• **Direction**
Take the material below and extract the lines from the one with "Emit a Python" through the one with "A_FHPL_ERR = [4.5, 0.6, 1.0, 0.8, 2.5, 4.1, 3.5]", word for word, without pictures.

• **Exercise data**
• • • •

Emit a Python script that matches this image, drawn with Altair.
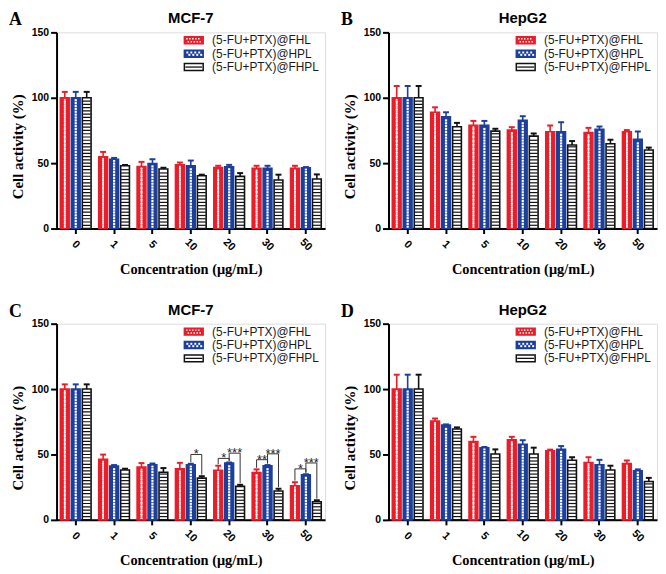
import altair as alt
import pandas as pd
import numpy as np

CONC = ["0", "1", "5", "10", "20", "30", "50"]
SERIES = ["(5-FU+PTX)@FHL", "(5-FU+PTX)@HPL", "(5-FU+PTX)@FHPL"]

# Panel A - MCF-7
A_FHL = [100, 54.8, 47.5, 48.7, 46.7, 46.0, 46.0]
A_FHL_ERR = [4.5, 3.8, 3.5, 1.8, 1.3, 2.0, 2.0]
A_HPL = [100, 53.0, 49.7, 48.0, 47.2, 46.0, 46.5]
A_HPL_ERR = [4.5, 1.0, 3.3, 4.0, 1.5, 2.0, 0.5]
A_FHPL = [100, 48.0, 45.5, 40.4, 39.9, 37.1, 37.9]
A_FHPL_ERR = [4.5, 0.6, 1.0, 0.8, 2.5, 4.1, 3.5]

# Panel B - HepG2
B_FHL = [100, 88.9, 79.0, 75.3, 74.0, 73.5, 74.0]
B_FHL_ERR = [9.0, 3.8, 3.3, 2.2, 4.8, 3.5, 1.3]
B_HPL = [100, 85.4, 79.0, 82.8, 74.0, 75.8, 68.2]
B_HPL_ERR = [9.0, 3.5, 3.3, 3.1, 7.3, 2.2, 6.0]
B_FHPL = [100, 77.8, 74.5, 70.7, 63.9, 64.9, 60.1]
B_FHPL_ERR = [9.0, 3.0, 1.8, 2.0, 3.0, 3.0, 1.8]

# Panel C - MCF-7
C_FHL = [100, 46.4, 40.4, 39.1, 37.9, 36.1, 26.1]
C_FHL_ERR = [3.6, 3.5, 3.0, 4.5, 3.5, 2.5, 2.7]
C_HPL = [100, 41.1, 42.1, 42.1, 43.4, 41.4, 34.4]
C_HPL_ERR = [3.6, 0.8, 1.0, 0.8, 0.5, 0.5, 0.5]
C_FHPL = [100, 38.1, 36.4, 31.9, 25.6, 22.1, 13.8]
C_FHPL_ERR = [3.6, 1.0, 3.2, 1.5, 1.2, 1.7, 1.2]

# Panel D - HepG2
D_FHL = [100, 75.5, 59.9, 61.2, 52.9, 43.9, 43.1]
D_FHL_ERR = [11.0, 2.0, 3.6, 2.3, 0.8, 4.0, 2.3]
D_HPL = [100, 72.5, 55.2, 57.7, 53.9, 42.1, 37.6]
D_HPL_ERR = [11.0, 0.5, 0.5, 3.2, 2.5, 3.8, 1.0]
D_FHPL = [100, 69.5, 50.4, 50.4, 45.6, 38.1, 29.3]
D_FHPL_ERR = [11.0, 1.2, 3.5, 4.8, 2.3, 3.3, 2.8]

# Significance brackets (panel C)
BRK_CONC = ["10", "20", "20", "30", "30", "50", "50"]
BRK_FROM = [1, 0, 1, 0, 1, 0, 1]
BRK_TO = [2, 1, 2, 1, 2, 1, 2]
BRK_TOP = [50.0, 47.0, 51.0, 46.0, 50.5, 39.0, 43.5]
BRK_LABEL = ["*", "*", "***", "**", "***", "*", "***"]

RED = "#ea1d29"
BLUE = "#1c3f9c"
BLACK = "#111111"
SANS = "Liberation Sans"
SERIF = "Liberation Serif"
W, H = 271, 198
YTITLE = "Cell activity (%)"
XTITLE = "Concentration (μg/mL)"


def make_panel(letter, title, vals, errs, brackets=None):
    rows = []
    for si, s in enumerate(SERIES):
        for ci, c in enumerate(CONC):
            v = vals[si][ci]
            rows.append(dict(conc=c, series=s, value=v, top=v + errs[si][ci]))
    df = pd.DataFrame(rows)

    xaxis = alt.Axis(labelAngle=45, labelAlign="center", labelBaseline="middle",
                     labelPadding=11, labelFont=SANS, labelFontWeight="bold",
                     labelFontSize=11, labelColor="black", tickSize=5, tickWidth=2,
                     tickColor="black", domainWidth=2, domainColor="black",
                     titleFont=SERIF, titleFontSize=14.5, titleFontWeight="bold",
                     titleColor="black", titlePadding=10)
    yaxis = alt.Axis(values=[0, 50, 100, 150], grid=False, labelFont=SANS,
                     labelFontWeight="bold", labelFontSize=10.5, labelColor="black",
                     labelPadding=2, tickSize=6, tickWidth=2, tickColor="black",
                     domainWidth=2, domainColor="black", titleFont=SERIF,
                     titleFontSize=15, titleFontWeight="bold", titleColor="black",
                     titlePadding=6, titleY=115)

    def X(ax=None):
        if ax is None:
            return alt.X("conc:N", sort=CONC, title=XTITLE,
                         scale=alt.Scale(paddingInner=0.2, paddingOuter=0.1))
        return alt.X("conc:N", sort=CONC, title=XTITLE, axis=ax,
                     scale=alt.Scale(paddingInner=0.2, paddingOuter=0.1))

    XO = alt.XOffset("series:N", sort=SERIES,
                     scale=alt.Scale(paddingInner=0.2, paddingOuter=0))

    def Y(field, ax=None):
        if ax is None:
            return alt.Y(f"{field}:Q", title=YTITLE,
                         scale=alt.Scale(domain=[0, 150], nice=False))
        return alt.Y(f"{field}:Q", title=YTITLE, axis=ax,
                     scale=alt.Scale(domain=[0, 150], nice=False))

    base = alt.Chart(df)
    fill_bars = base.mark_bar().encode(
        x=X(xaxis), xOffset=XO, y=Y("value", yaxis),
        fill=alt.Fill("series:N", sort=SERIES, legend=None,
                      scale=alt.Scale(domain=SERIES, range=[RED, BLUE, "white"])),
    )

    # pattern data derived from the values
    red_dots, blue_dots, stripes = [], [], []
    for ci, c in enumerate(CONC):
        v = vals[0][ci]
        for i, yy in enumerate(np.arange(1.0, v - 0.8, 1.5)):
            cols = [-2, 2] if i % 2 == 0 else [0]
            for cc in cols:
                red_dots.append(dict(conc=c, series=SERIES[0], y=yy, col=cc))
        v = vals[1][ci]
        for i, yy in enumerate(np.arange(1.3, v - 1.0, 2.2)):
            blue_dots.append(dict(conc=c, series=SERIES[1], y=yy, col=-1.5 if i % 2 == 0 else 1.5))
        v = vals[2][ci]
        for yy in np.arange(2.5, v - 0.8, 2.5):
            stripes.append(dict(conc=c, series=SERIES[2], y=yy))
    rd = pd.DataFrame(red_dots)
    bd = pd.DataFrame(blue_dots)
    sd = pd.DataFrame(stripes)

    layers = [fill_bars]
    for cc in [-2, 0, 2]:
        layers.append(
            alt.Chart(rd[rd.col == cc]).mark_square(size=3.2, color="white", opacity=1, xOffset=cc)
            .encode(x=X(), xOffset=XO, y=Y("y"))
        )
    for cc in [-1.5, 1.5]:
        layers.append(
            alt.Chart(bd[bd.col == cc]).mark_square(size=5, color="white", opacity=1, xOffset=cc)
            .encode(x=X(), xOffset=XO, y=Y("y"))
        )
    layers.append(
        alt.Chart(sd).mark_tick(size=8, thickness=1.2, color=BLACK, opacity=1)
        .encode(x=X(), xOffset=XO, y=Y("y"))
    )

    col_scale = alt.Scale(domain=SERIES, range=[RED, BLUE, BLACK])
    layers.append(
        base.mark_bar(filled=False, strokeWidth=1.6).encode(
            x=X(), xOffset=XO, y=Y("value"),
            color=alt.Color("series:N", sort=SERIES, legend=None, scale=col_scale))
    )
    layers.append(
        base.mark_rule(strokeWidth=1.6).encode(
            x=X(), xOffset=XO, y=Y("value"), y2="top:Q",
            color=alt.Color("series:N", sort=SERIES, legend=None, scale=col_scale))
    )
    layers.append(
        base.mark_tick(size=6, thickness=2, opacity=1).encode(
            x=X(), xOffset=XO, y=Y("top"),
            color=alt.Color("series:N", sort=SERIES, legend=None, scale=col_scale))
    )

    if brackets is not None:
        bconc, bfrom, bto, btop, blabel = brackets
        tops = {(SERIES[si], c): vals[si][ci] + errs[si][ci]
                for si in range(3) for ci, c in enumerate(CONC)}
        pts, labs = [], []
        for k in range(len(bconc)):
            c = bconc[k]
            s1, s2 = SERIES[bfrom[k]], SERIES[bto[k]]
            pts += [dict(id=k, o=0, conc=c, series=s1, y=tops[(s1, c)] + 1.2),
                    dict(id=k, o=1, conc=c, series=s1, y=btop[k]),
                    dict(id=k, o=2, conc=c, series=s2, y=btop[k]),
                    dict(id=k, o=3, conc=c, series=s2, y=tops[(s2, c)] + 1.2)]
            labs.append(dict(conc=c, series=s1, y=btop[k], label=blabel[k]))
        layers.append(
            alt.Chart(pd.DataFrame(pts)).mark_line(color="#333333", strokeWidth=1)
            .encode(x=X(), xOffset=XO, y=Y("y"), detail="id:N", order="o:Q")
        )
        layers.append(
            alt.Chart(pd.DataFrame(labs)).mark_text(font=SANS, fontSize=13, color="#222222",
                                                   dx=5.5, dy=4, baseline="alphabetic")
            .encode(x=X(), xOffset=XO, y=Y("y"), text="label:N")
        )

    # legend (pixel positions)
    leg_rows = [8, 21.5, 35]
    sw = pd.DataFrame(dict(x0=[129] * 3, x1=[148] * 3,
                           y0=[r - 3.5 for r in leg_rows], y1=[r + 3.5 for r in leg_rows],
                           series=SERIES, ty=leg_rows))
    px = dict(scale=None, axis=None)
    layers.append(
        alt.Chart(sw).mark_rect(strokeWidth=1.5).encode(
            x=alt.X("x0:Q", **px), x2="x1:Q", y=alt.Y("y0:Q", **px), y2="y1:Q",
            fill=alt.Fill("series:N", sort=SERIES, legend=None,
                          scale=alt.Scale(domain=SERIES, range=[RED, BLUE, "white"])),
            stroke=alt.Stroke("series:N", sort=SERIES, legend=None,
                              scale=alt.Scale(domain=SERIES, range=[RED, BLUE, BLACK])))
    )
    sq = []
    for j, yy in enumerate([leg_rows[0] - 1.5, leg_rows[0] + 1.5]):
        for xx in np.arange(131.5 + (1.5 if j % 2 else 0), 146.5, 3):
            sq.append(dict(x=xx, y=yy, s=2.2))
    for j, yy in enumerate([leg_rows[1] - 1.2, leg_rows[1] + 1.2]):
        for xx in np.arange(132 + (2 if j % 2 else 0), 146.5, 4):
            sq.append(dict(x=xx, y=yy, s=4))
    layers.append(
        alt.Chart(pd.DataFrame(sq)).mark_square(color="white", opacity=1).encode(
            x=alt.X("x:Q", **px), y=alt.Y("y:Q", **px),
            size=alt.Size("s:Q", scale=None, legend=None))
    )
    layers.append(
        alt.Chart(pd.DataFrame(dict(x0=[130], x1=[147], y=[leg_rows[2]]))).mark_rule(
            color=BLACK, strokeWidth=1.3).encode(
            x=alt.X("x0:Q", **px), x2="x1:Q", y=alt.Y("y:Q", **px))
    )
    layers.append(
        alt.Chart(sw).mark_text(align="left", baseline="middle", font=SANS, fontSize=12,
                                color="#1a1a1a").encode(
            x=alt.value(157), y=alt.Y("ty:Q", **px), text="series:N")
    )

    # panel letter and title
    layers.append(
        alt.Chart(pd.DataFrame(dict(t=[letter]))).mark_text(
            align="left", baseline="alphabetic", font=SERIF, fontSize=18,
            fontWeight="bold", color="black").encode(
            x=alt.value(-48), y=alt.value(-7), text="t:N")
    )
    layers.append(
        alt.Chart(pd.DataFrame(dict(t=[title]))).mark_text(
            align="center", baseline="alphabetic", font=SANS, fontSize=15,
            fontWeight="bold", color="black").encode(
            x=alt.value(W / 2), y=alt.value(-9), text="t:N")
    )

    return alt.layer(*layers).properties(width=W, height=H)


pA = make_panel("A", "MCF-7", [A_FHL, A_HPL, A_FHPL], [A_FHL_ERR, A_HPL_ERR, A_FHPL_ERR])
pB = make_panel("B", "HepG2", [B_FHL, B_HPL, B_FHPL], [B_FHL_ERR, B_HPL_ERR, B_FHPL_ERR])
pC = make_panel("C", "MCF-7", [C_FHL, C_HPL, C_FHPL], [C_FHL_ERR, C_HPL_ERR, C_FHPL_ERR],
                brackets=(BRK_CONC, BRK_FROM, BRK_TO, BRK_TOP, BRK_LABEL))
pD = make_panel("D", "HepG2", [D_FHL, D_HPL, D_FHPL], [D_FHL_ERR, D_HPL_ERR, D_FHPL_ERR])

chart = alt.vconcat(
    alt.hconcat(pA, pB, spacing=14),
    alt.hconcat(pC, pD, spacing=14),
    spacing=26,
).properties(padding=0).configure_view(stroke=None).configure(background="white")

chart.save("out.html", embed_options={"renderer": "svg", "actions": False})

• • • •

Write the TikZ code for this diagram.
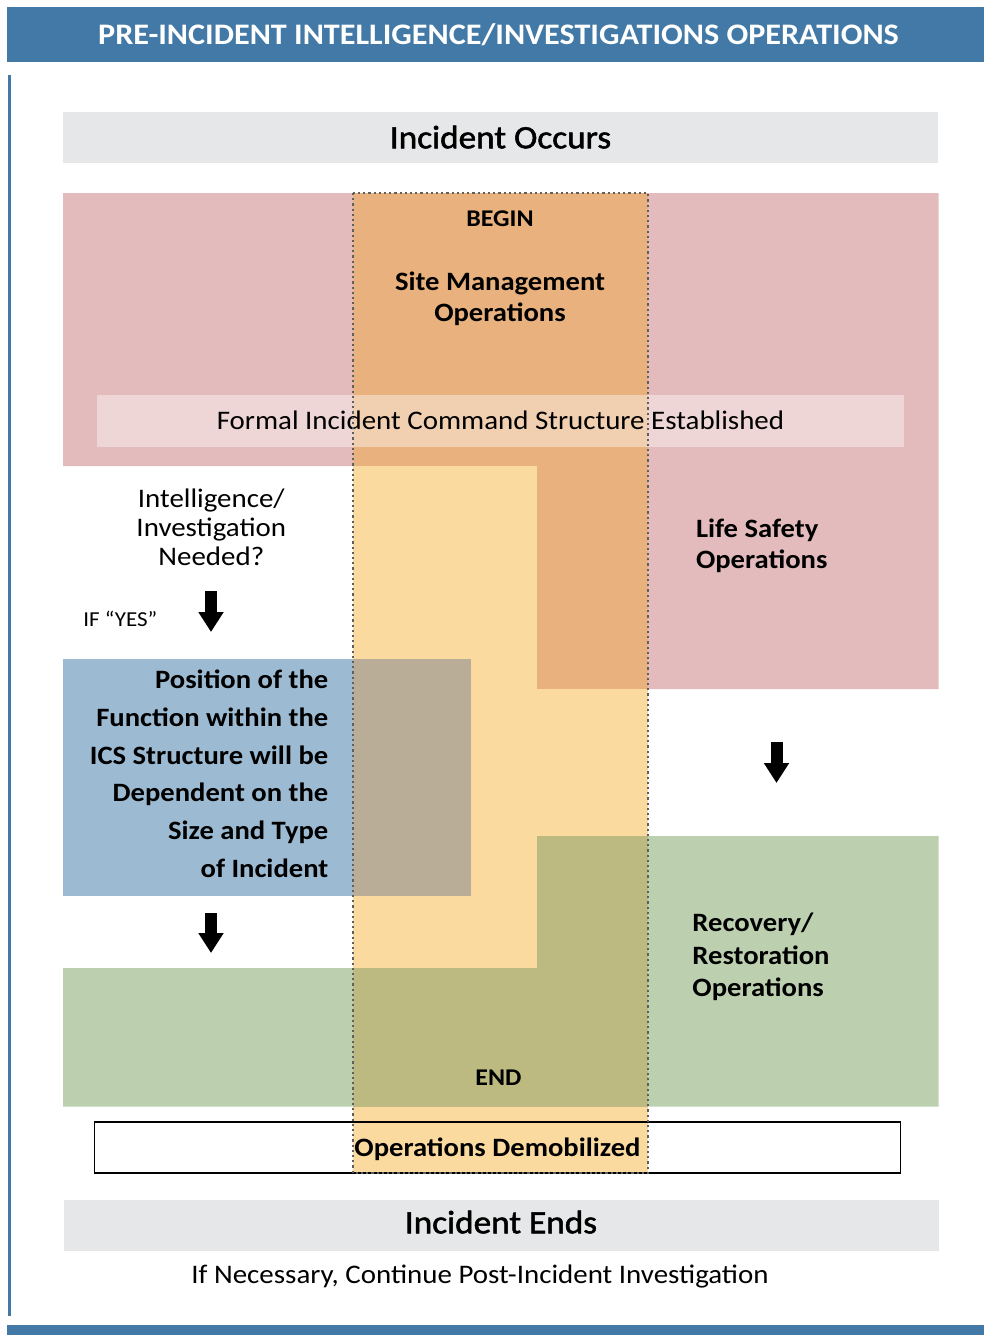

• • • •

• **Full answer**
Emit a Python script that matches this image, drawn with Altair.
import altair as alt
import pandas as pd
import numpy as np

CONC = ["0", "1", "5", "10", "20", "30", "50"]
SERIES = ["(5-FU+PTX)@FHL", "(5-FU+PTX)@HPL", "(5-FU+PTX)@FHPL"]

# Panel A - MCF-7
A_FHL = [100, 54.8, 47.5, 48.7, 46.7, 46.0, 46.0]
A_FHL_ERR = [4.5, 3.8, 3.5, 1.8, 1.3, 2.0, 2.0]
A_HPL = [100, 53.0, 49.7, 48.0, 47.2, 46.0, 46.5]
A_HPL_ERR = [4.5, 1.0, 3.3, 4.0, 1.5, 2.0, 0.5]
A_FHPL = [100, 48.0, 45.5, 40.4, 39.9, 37.1, 37.9]
A_FHPL_ERR = [4.5, 0.6, 1.0, 0.8, 2.5, 4.1, 3.5]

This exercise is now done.